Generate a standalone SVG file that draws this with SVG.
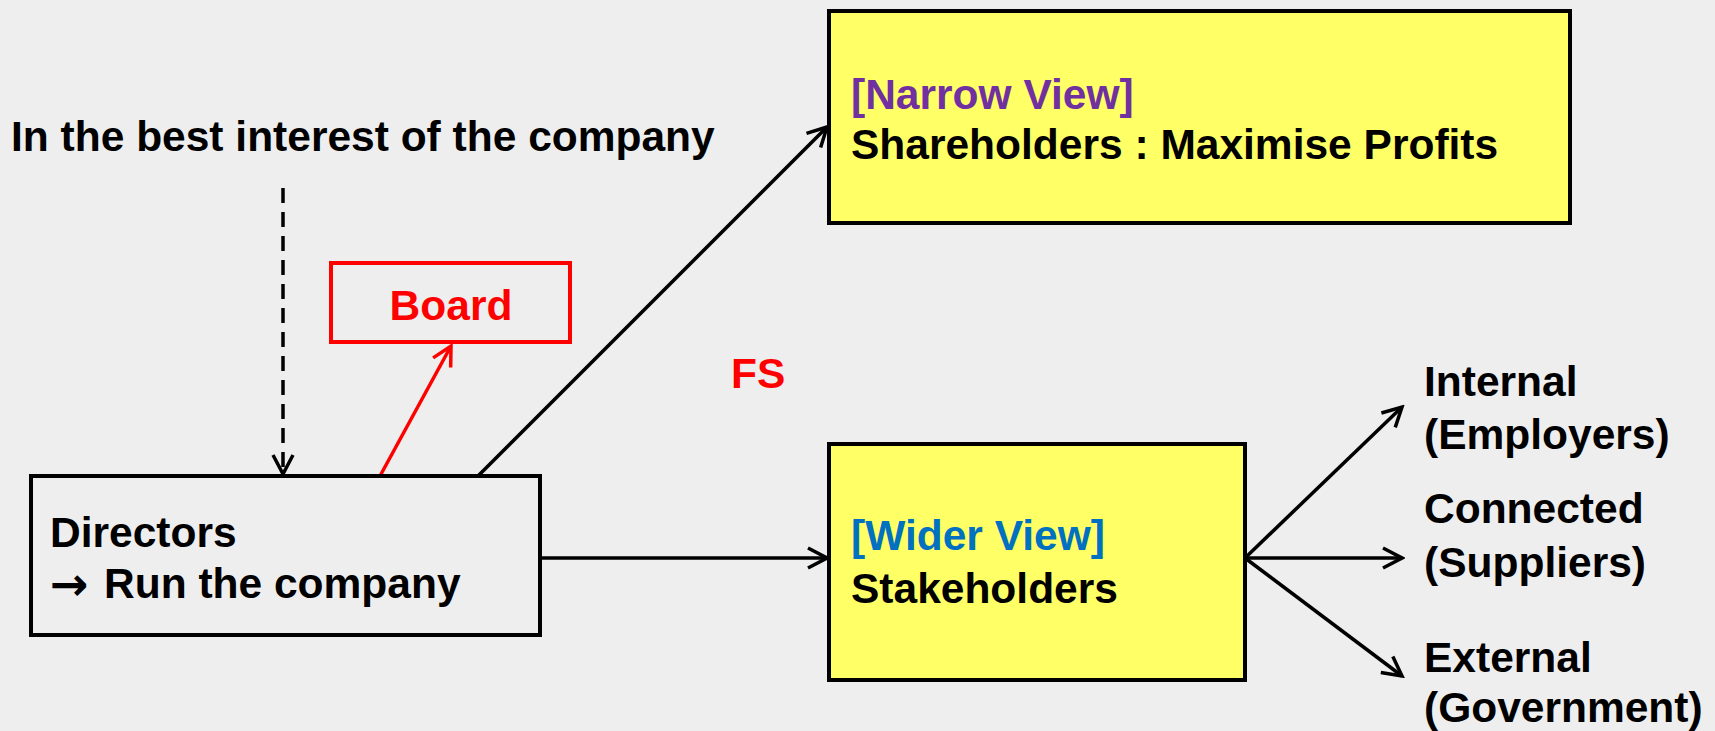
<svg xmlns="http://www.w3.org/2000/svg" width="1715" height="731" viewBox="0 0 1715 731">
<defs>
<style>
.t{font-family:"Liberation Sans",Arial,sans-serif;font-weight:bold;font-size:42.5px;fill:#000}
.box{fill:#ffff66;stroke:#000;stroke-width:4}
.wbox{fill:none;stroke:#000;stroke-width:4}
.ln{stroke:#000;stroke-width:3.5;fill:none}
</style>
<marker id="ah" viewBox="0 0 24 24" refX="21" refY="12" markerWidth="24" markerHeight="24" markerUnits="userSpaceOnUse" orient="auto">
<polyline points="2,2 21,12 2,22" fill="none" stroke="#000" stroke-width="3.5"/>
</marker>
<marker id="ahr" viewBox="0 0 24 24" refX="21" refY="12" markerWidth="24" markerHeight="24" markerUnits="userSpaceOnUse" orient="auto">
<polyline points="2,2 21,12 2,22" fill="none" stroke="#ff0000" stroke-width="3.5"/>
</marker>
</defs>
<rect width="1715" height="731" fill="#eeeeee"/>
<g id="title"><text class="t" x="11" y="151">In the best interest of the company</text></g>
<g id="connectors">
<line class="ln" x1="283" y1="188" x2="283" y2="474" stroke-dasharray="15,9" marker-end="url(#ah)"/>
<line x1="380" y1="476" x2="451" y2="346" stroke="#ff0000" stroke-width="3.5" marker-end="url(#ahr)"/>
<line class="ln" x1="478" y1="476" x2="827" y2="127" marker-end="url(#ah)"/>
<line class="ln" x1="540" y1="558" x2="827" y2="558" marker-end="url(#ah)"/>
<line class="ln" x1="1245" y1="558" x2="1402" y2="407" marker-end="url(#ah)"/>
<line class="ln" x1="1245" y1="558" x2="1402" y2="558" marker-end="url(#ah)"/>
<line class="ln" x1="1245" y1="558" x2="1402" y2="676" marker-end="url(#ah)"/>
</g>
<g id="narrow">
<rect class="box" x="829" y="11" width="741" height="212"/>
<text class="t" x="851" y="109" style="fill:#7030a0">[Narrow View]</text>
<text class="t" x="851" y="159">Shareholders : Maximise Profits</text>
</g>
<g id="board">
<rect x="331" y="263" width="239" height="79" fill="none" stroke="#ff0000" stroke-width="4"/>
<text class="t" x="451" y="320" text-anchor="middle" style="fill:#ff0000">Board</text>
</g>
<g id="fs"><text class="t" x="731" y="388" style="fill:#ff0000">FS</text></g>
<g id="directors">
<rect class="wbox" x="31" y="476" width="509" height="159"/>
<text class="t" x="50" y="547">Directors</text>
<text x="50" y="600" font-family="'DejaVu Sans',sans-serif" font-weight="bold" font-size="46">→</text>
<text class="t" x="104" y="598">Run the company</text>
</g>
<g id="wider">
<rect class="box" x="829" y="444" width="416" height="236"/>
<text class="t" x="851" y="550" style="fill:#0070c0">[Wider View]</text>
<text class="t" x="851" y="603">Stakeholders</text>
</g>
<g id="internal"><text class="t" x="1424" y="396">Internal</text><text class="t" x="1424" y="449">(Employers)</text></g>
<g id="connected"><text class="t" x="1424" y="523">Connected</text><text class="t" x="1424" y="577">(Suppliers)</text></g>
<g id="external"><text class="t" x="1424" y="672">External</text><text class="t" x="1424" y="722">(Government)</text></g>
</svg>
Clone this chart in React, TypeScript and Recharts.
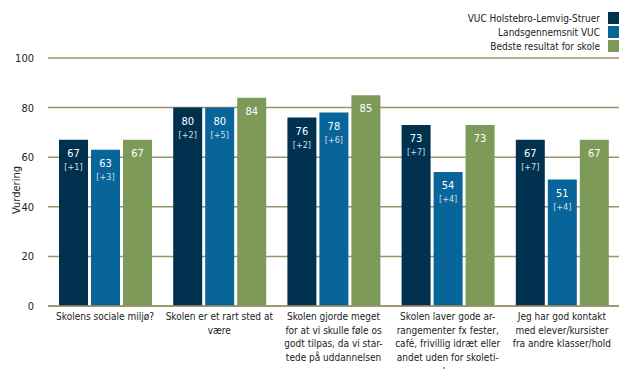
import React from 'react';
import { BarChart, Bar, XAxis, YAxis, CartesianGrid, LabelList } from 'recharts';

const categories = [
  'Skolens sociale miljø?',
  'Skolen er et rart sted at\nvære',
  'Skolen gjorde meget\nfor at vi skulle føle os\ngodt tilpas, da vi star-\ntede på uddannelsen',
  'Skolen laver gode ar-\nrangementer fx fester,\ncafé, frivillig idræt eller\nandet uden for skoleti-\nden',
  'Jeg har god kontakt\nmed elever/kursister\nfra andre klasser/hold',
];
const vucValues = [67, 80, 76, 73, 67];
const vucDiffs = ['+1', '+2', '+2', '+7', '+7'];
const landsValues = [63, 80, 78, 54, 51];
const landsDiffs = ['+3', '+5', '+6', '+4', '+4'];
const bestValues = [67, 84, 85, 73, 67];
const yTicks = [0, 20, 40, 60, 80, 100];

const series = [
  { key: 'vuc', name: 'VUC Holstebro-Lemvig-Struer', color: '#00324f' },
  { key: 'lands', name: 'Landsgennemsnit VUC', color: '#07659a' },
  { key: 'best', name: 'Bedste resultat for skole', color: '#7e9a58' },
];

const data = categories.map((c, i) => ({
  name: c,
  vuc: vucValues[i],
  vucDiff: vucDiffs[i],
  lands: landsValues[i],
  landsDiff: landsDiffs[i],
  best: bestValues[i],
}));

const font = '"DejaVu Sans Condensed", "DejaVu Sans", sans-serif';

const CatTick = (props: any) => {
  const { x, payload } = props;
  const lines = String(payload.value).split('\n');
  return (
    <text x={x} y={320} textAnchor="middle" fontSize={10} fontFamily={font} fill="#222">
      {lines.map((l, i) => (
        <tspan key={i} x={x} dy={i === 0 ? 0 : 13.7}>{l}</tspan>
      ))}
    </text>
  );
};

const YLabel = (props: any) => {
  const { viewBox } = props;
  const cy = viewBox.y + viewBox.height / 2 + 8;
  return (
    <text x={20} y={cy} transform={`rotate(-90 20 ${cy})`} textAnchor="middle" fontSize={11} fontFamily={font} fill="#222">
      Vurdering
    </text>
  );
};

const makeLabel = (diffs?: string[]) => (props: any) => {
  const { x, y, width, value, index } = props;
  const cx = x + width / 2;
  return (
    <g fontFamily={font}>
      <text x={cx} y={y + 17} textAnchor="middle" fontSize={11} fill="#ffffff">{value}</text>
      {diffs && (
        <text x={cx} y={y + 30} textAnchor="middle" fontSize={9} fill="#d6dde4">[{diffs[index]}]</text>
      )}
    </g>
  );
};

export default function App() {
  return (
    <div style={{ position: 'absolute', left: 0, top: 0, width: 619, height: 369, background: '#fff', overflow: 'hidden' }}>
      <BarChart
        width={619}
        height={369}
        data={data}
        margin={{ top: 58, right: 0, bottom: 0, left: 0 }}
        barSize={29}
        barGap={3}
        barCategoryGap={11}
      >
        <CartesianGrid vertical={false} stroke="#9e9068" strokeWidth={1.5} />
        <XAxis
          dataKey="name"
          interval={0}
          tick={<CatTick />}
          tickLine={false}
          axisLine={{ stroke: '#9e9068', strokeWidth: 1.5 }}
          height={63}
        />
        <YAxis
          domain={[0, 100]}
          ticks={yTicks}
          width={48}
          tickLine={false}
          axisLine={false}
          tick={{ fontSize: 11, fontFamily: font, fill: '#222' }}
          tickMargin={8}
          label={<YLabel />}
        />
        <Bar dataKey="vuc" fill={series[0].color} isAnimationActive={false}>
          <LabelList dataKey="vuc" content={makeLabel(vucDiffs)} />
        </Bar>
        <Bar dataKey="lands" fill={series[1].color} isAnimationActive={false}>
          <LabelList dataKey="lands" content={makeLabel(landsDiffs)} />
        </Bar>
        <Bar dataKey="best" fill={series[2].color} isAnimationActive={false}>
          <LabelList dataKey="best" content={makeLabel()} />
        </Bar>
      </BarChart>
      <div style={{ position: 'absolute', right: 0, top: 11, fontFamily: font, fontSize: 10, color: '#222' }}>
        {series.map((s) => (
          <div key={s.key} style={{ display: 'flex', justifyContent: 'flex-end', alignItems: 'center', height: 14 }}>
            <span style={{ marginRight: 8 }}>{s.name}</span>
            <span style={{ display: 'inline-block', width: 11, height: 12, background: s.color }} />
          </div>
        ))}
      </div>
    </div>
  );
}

+--

*Task to carry out*
All the records need to be repeated exactly, with the images dropped.

*Finished exercise*
Generate a standalone SVG file that draws this with SVG.
<svg xmlns="http://www.w3.org/2000/svg" width="1715" height="731" viewBox="0 0 1715 731">
<defs>
<style>
.t{font-family:"Liberation Sans",Arial,sans-serif;font-weight:bold;font-size:42.5px;fill:#000}
.box{fill:#ffff66;stroke:#000;stroke-width:4}
.wbox{fill:none;stroke:#000;stroke-width:4}
.ln{stroke:#000;stroke-width:3.5;fill:none}
</style>
<marker id="ah" viewBox="0 0 24 24" refX="21" refY="12" markerWidth="24" markerHeight="24" markerUnits="userSpaceOnUse" orient="auto">
<polyline points="2,2 21,12 2,22" fill="none" stroke="#000" stroke-width="3.5"/>
</marker>
<marker id="ahr" viewBox="0 0 24 24" refX="21" refY="12" markerWidth="24" markerHeight="24" markerUnits="userSpaceOnUse" orient="auto">
<polyline points="2,2 21,12 2,22" fill="none" stroke="#ff0000" stroke-width="3.5"/>
</marker>
</defs>
<rect width="1715" height="731" fill="#eeeeee"/>
<g id="title"><text class="t" x="11" y="151">In the best interest of the company</text></g>
<g id="connectors">
<line class="ln" x1="283" y1="188" x2="283" y2="474" stroke-dasharray="15,9" marker-end="url(#ah)"/>
<line x1="380" y1="476" x2="451" y2="346" stroke="#ff0000" stroke-width="3.5" marker-end="url(#ahr)"/>
<line class="ln" x1="478" y1="476" x2="827" y2="127" marker-end="url(#ah)"/>
<line class="ln" x1="540" y1="558" x2="827" y2="558" marker-end="url(#ah)"/>
<line class="ln" x1="1245" y1="558" x2="1402" y2="407" marker-end="url(#ah)"/>
<line class="ln" x1="1245" y1="558" x2="1402" y2="558" marker-end="url(#ah)"/>
<line class="ln" x1="1245" y1="558" x2="1402" y2="676" marker-end="url(#ah)"/>
</g>
<g id="narrow">
<rect class="box" x="829" y="11" width="741" height="212"/>
<text class="t" x="851" y="109" style="fill:#7030a0">[Narrow View]</text>
<text class="t" x="851" y="159">Shareholders : Maximise Profits</text>
</g>
<g id="board">
<rect x="331" y="263" width="239" height="79" fill="none" stroke="#ff0000" stroke-width="4"/>
<text class="t" x="451" y="320" text-anchor="middle" style="fill:#ff0000">Board</text>
</g>
<g id="fs"><text class="t" x="731" y="388" style="fill:#ff0000">FS</text></g>
<g id="directors">
<rect class="wbox" x="31" y="476" width="509" height="159"/>
<text class="t" x="50" y="547">Directors</text>
<text x="50" y="600" font-family="'DejaVu Sans',sans-serif" font-weight="bold" font-size="46">→</text>
<text class="t" x="104" y="598">Run the company</text>
</g>
<g id="wider">
<rect class="box" x="829" y="444" width="416" height="236"/>
<text class="t" x="851" y="550" style="fill:#0070c0">[Wider View]</text>
<text class="t" x="851" y="603">Stakeholders</text>
</g>
<g id="internal"><text class="t" x="1424" y="396">Internal</text><text class="t" x="1424" y="449">(Employers)</text></g>
<g id="connected"><text class="t" x="1424" y="523">Connected</text><text class="t" x="1424" y="577">(Suppliers)</text></g>
<g id="external"><text class="t" x="1424" y="672">External</text><text class="t" x="1424" y="722">(Government)</text></g>
</svg>
Clone this chart in React, TypeScript and Recharts.
import React from 'react';
import { BarChart, Bar, XAxis, YAxis, CartesianGrid, LabelList } from 'recharts';

const categories = [
  'Skolens sociale miljø?',
  'Skolen er et rart sted at\nvære',
  'Skolen gjorde meget\nfor at vi skulle føle os\ngodt tilpas, da vi star-\ntede på uddannelsen',
  'Skolen laver gode ar-\nrangementer fx fester,\ncafé, frivillig idræt eller\nandet uden for skoleti-\nden',
  'Jeg har god kontakt\nmed elever/kursister\nfra andre klasser/hold',
];
const vucValues = [67, 80, 76, 73, 67];
const vucDiffs = ['+1', '+2', '+2', '+7', '+7'];
const landsValues = [63, 80, 78, 54, 51];
const landsDiffs = ['+3', '+5', '+6', '+4', '+4'];
const bestValues = [67, 84, 85, 73, 67];
const yTicks = [0, 20, 40, 60, 80, 100];

const series = [
  { key: 'vuc', name: 'VUC Holstebro-Lemvig-Struer', color: '#00324f' },
  { key: 'lands', name: 'Landsgennemsnit VUC', color: '#07659a' },
  { key: 'best', name: 'Bedste resultat for skole', color: '#7e9a58' },
];

const data = categories.map((c, i) => ({
  name: c,
  vuc: vucValues[i],
  vucDiff: vucDiffs[i],
  lands: landsValues[i],
  landsDiff: landsDiffs[i],
  best: bestValues[i],
}));

const font = '"DejaVu Sans Condensed", "DejaVu Sans", sans-serif';

const CatTick = (props: any) => {
  const { x, payload } = props;
  const lines = String(payload.value).split('\n');
  return (
    <text x={x} y={320} textAnchor="middle" fontSize={10} fontFamily={font} fill="#222">
      {lines.map((l, i) => (
        <tspan key={i} x={x} dy={i === 0 ? 0 : 13.7}>{l}</tspan>
      ))}
    </text>
  );
};

const YLabel = (props: any) => {
  const { viewBox } = props;
  const cy = viewBox.y + viewBox.height / 2 + 8;
  return (
    <text x={20} y={cy} transform={`rotate(-90 20 ${cy})`} textAnchor="middle" fontSize={11} fontFamily={font} fill="#222">
      Vurdering
    </text>
  );
};

const makeLabel = (diffs?: string[]) => (props: any) => {
  const { x, y, width, value, index } = props;
  const cx = x + width / 2;
  return (
    <g fontFamily={font}>
      <text x={cx} y={y + 17} textAnchor="middle" fontSize={11} fill="#ffffff">{value}</text>
      {diffs && (
        <text x={cx} y={y + 30} textAnchor="middle" fontSize={9} fill="#d6dde4">[{diffs[index]}]</text>
      )}
    </g>
  );
};

export default function App() {
  return (
    <div style={{ position: 'absolute', left: 0, top: 0, width: 619, height: 369, background: '#fff', overflow: 'hidden' }}>
      <BarChart
        width={619}
        height={369}
        data={data}
        margin={{ top: 58, right: 0, bottom: 0, left: 0 }}
        barSize={29}
        barGap={3}
        barCategoryGap={11}
      >
        <CartesianGrid vertical={false} stroke="#9e9068" strokeWidth={1.5} />
        <XAxis
          dataKey="name"
          interval={0}
          tick={<CatTick />}
          tickLine={false}
          axisLine={{ stroke: '#9e9068', strokeWidth: 1.5 }}
          height={63}
        />
        <YAxis
          domain={[0, 100]}
          ticks={yTicks}
          width={48}
          tickLine={false}
          axisLine={false}
          tick={{ fontSize: 11, fontFamily: font, fill: '#222' }}
          tickMargin={8}
          label={<YLabel />}
        />
        <Bar dataKey="vuc" fill={series[0].color} isAnimationActive={false}>
          <LabelList dataKey="vuc" content={makeLabel(vucDiffs)} />
        </Bar>
        <Bar dataKey="lands" fill={series[1].color} isAnimationActive={false}>
          <LabelList dataKey="lands" content={makeLabel(landsDiffs)} />
        </Bar>
        <Bar dataKey="best" fill={series[2].color} isAnimationActive={false}>
          <LabelList dataKey="best" content={makeLabel()} />
        </Bar>
      </BarChart>
      <div style={{ position: 'absolute', right: 0, top: 11, fontFamily: font, fontSize: 10, color: '#222' }}>
        {series.map((s) => (
          <div key={s.key} style={{ display: 'flex', justifyContent: 'flex-end', alignItems: 'center', height: 14 }}>
            <span style={{ marginRight: 8 }}>{s.name}</span>
            <span style={{ display: 'inline-block', width: 11, height: 12, background: s.color }} />
          </div>
        ))}
      </div>
    </div>
  );
}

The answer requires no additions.